The whole fruit, waste cannery peel, or flavedo, the colored part of the peel, can be used. The material is ground and pressed in screw extractors or pressed between fluted rolls to yield an oil emulsion. A recently developed juice extractor, which presses the whole fruit, delivers separately the edible juice and an oil emulsion. The emulsion is screened and the oil separated by centrifuging. The centrifuged oil is placed in cold storage, where waxes separate, the wax-free product being known as cold-pressed oil. These methods are used particularly with lemons, oranges, and grapefruit. Less than half the peel oil in the fruit is recovered from the fruit used.

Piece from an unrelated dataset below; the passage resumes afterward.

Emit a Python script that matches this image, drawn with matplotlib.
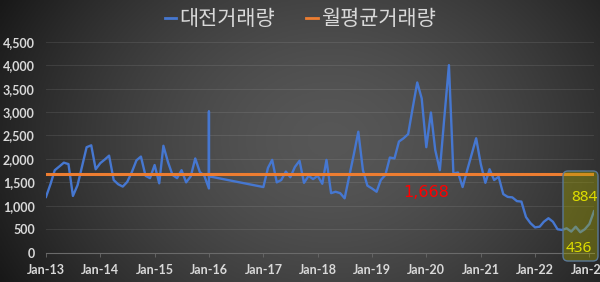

These oils are sometimes concentrated under vacuum to produce concentrated oils in which a major part of the limonene has been removed.

Distilled oils also are prepared from limes, oranges, and lemons. The whole fruit, peel, or liquid effluent from cold-pressed oil preparation is subjected to steam distillation. The oil separates readily from the distillate. Distilled oils are generally inferior to cold-pressed oils. A distilled oil of excellent quality is obtained in some juice canneries by flashing the juice under vacuum. Additional distilled oil is obtained during the manufacture of molasses from the first effect or during flashing of the press juice, but it has little value for flavoring purposes.

Cold-pressed oils are used for flavoring, especially in bottled and fountain beverages, cakes, candies, and pies. Some oils, particularly the distilled, are used to perfume soaps. The amount that can be used for these purposes is limited and much less than the potential supply. Scientists are trying to find other uses in plastics and as solvents; particularly are they seeking further use for the distilled oil that is recovered during other operations. Other outlets are needed; the potential supply from waste cannery peel is about 20 million pounds annually.